* _WRITTEN REQUEST_
Copy all of the material exactly. Pictures are not to appear in the copy.

* BEGIN DATA SEGMENT *

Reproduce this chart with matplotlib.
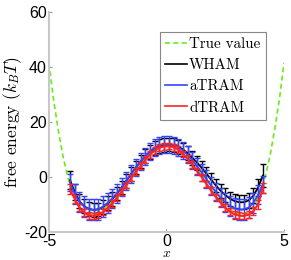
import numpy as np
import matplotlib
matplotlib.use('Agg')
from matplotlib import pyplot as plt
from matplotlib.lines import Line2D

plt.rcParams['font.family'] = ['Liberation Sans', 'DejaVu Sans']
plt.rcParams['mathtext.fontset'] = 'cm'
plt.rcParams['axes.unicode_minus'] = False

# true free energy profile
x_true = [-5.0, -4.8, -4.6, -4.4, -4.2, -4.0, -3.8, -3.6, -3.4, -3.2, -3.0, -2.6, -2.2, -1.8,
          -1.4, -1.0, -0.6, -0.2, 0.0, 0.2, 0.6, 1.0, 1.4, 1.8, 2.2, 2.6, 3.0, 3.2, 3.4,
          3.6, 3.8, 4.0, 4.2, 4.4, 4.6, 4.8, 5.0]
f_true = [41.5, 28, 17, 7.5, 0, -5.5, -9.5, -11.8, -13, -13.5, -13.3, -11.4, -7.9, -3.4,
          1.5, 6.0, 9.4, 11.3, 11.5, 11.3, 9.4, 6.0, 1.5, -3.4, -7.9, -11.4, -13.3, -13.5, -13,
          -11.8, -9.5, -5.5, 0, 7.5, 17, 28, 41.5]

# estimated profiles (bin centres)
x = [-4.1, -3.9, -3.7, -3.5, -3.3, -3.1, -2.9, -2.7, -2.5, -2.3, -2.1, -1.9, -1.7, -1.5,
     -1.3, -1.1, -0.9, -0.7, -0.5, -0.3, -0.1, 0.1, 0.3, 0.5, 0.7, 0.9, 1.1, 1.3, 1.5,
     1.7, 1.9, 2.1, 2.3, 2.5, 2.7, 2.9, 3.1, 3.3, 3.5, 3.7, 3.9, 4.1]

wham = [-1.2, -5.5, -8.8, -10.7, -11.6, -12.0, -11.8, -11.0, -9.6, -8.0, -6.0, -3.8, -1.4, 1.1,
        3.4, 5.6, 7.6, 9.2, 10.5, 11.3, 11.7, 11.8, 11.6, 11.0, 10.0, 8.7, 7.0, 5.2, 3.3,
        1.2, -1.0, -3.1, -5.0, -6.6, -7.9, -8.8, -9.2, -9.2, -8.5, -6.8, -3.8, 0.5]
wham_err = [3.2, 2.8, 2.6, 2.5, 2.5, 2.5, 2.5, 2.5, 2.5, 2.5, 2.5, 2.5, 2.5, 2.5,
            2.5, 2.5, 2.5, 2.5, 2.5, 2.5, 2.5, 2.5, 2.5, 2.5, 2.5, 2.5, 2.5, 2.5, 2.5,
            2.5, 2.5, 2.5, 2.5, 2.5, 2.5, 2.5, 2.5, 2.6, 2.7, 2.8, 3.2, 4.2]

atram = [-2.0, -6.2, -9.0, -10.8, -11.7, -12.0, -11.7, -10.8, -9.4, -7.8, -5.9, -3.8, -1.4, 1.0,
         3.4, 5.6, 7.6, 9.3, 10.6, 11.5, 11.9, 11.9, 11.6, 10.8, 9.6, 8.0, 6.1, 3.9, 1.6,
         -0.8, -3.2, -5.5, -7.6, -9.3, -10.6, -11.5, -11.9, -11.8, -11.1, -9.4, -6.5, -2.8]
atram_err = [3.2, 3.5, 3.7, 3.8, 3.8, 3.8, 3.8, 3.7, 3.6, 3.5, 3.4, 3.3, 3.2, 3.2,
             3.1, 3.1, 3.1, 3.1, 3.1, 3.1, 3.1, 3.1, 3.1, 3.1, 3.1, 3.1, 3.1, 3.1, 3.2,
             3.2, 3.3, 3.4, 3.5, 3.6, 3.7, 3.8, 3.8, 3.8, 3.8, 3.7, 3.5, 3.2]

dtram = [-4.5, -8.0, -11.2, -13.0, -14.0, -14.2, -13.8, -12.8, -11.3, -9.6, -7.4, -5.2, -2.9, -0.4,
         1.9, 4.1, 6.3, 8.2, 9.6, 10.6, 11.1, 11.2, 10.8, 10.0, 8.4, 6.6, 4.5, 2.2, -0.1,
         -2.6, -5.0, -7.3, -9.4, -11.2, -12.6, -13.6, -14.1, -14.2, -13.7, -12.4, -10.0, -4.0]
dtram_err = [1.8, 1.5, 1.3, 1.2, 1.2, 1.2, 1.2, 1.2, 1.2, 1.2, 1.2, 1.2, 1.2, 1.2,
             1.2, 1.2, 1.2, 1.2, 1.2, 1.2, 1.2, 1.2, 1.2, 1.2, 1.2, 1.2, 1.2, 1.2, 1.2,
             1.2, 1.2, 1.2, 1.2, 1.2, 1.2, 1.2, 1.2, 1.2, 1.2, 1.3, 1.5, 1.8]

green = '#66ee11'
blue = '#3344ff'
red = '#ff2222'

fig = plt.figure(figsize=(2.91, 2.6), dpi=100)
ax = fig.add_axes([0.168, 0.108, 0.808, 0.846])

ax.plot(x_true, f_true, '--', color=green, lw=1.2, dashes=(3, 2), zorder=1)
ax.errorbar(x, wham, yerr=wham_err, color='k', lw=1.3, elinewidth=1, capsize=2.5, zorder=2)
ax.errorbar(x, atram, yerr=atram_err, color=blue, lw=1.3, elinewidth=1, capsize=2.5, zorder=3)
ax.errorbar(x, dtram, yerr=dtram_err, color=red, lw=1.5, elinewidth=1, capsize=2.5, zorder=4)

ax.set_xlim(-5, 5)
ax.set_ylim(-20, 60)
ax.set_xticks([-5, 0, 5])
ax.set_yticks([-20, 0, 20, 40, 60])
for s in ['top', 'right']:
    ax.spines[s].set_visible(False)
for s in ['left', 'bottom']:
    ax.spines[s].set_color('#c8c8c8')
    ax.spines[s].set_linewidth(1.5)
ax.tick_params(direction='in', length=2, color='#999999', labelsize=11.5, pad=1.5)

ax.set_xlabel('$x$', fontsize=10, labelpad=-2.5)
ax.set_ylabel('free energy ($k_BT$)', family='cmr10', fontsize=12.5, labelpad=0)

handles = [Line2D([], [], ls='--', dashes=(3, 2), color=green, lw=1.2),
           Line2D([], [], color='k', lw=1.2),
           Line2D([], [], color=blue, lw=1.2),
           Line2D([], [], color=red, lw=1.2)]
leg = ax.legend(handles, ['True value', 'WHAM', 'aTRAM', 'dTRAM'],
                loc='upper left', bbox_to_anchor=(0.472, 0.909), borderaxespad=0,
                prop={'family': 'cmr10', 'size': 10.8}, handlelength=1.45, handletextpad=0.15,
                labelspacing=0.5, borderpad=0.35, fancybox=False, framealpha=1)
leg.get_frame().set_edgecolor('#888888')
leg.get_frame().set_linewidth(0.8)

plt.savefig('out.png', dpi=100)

* END DATA SEGMENT *

* _PROBLEM SOLUTION_
Reproduce this chart with matplotlib.
import numpy as np
import matplotlib
matplotlib.use('Agg')
from matplotlib import pyplot as plt
from matplotlib.lines import Line2D

plt.rcParams['font.family'] = ['Liberation Sans', 'DejaVu Sans']
plt.rcParams['mathtext.fontset'] = 'cm'
plt.rcParams['axes.unicode_minus'] = False

# true free energy profile
x_true = [-5.0, -4.8, -4.6, -4.4, -4.2, -4.0, -3.8, -3.6, -3.4, -3.2, -3.0, -2.6, -2.2, -1.8,
          -1.4, -1.0, -0.6, -0.2, 0.0, 0.2, 0.6, 1.0, 1.4, 1.8, 2.2, 2.6, 3.0, 3.2, 3.4,
          3.6, 3.8, 4.0, 4.2, 4.4, 4.6, 4.8, 5.0]
f_true = [41.5, 28, 17, 7.5, 0, -5.5, -9.5, -11.8, -13, -13.5, -13.3, -11.4, -7.9, -3.4,
          1.5, 6.0, 9.4, 11.3, 11.5, 11.3, 9.4, 6.0, 1.5, -3.4, -7.9, -11.4, -13.3, -13.5, -13,
          -11.8, -9.5, -5.5, 0, 7.5, 17, 28, 41.5]

# estimated profiles (bin centres)
x = [-4.1, -3.9, -3.7, -3.5, -3.3, -3.1, -2.9, -2.7, -2.5, -2.3, -2.1, -1.9, -1.7, -1.5,
     -1.3, -1.1, -0.9, -0.7, -0.5, -0.3, -0.1, 0.1, 0.3, 0.5, 0.7, 0.9, 1.1, 1.3, 1.5,
     1.7, 1.9, 2.1, 2.3, 2.5, 2.7, 2.9, 3.1, 3.3, 3.5, 3.7, 3.9, 4.1]

wham = [-1.2, -5.5, -8.8, -10.7, -11.6, -12.0, -11.8, -11.0, -9.6, -8.0, -6.0, -3.8, -1.4, 1.1,
        3.4, 5.6, 7.6, 9.2, 10.5, 11.3, 11.7, 11.8, 11.6, 11.0, 10.0, 8.7, 7.0, 5.2, 3.3,
        1.2, -1.0, -3.1, -5.0, -6.6, -7.9, -8.8, -9.2, -9.2, -8.5, -6.8, -3.8, 0.5]
wham_err = [3.2, 2.8, 2.6, 2.5, 2.5, 2.5, 2.5, 2.5, 2.5, 2.5, 2.5, 2.5, 2.5, 2.5,
            2.5, 2.5, 2.5, 2.5, 2.5, 2.5, 2.5, 2.5, 2.5, 2.5, 2.5, 2.5, 2.5, 2.5, 2.5,
            2.5, 2.5, 2.5, 2.5, 2.5, 2.5, 2.5, 2.5, 2.6, 2.7, 2.8, 3.2, 4.2]

atram = [-2.0, -6.2, -9.0, -10.8, -11.7, -12.0, -11.7, -10.8, -9.4, -7.8, -5.9, -3.8, -1.4, 1.0,
         3.4, 5.6, 7.6, 9.3, 10.6, 11.5, 11.9, 11.9, 11.6, 10.8, 9.6, 8.0, 6.1, 3.9, 1.6,
         -0.8, -3.2, -5.5, -7.6, -9.3, -10.6, -11.5, -11.9, -11.8, -11.1, -9.4, -6.5, -2.8]
atram_err = [3.2, 3.5, 3.7, 3.8, 3.8, 3.8, 3.8, 3.7, 3.6, 3.5, 3.4, 3.3, 3.2, 3.2,
             3.1, 3.1, 3.1, 3.1, 3.1, 3.1, 3.1, 3.1, 3.1, 3.1, 3.1, 3.1, 3.1, 3.1, 3.2,
             3.2, 3.3, 3.4, 3.5, 3.6, 3.7, 3.8, 3.8, 3.8, 3.8, 3.7, 3.5, 3.2]

dtram = [-4.5, -8.0, -11.2, -13.0, -14.0, -14.2, -13.8, -12.8, -11.3, -9.6, -7.4, -5.2, -2.9, -0.4,
         1.9, 4.1, 6.3, 8.2, 9.6, 10.6, 11.1, 11.2, 10.8, 10.0, 8.4, 6.6, 4.5, 2.2, -0.1,
         -2.6, -5.0, -7.3, -9.4, -11.2, -12.6, -13.6, -14.1, -14.2, -13.7, -12.4, -10.0, -4.0]
dtram_err = [1.8, 1.5, 1.3, 1.2, 1.2, 1.2, 1.2, 1.2, 1.2, 1.2, 1.2, 1.2, 1.2, 1.2,
             1.2, 1.2, 1.2, 1.2, 1.2, 1.2, 1.2, 1.2, 1.2, 1.2, 1.2, 1.2, 1.2, 1.2, 1.2,
             1.2, 1.2, 1.2, 1.2, 1.2, 1.2, 1.2, 1.2, 1.2, 1.2, 1.3, 1.5, 1.8]

green = '#66ee11'
blue = '#3344ff'
red = '#ff2222'

fig = plt.figure(figsize=(2.91, 2.6), dpi=100)
ax = fig.add_axes([0.168, 0.108, 0.808, 0.846])

ax.plot(x_true, f_true, '--', color=green, lw=1.2, dashes=(3, 2), zorder=1)
ax.errorbar(x, wham, yerr=wham_err, color='k', lw=1.3, elinewidth=1, capsize=2.5, zorder=2)
ax.errorbar(x, atram, yerr=atram_err, color=blue, lw=1.3, elinewidth=1, capsize=2.5, zorder=3)
ax.errorbar(x, dtram, yerr=dtram_err, color=red, lw=1.5, elinewidth=1, capsize=2.5, zorder=4)

ax.set_xlim(-5, 5)
ax.set_ylim(-20, 60)
ax.set_xticks([-5, 0, 5])
ax.set_yticks([-20, 0, 20, 40, 60])
for s in ['top', 'right']:
    ax.spines[s].set_visible(False)
for s in ['left', 'bottom']:
    ax.spines[s].set_color('#c8c8c8')
    ax.spines[s].set_linewidth(1.5)
ax.tick_params(direction='in', length=2, color='#999999', labelsize=11.5, pad=1.5)

ax.set_xlabel('$x$', fontsize=10, labelpad=-2.5)
ax.set_ylabel('free energy ($k_BT$)', family='cmr10', fontsize=12.5, labelpad=0)

handles = [Line2D([], [], ls='--', dashes=(3, 2), color=green, lw=1.2),
           Line2D([], [], color='k', lw=1.2),
           Line2D([], [], color=blue, lw=1.2),
           Line2D([], [], color=red, lw=1.2)]
leg = ax.legend(handles, ['True value', 'WHAM', 'aTRAM', 'dTRAM'],
                loc='upper left', bbox_to_anchor=(0.472, 0.909), borderaxespad=0,
                prop={'family': 'cmr10', 'size': 10.8}, handlelength=1.45, handletextpad=0.15,
                labelspacing=0.5, borderpad=0.35, fancybox=False, framealpha=1)
leg.get_frame().set_edgecolor('#888888')
leg.get_frame().set_linewidth(0.8)

plt.savefig('out.png', dpi=100)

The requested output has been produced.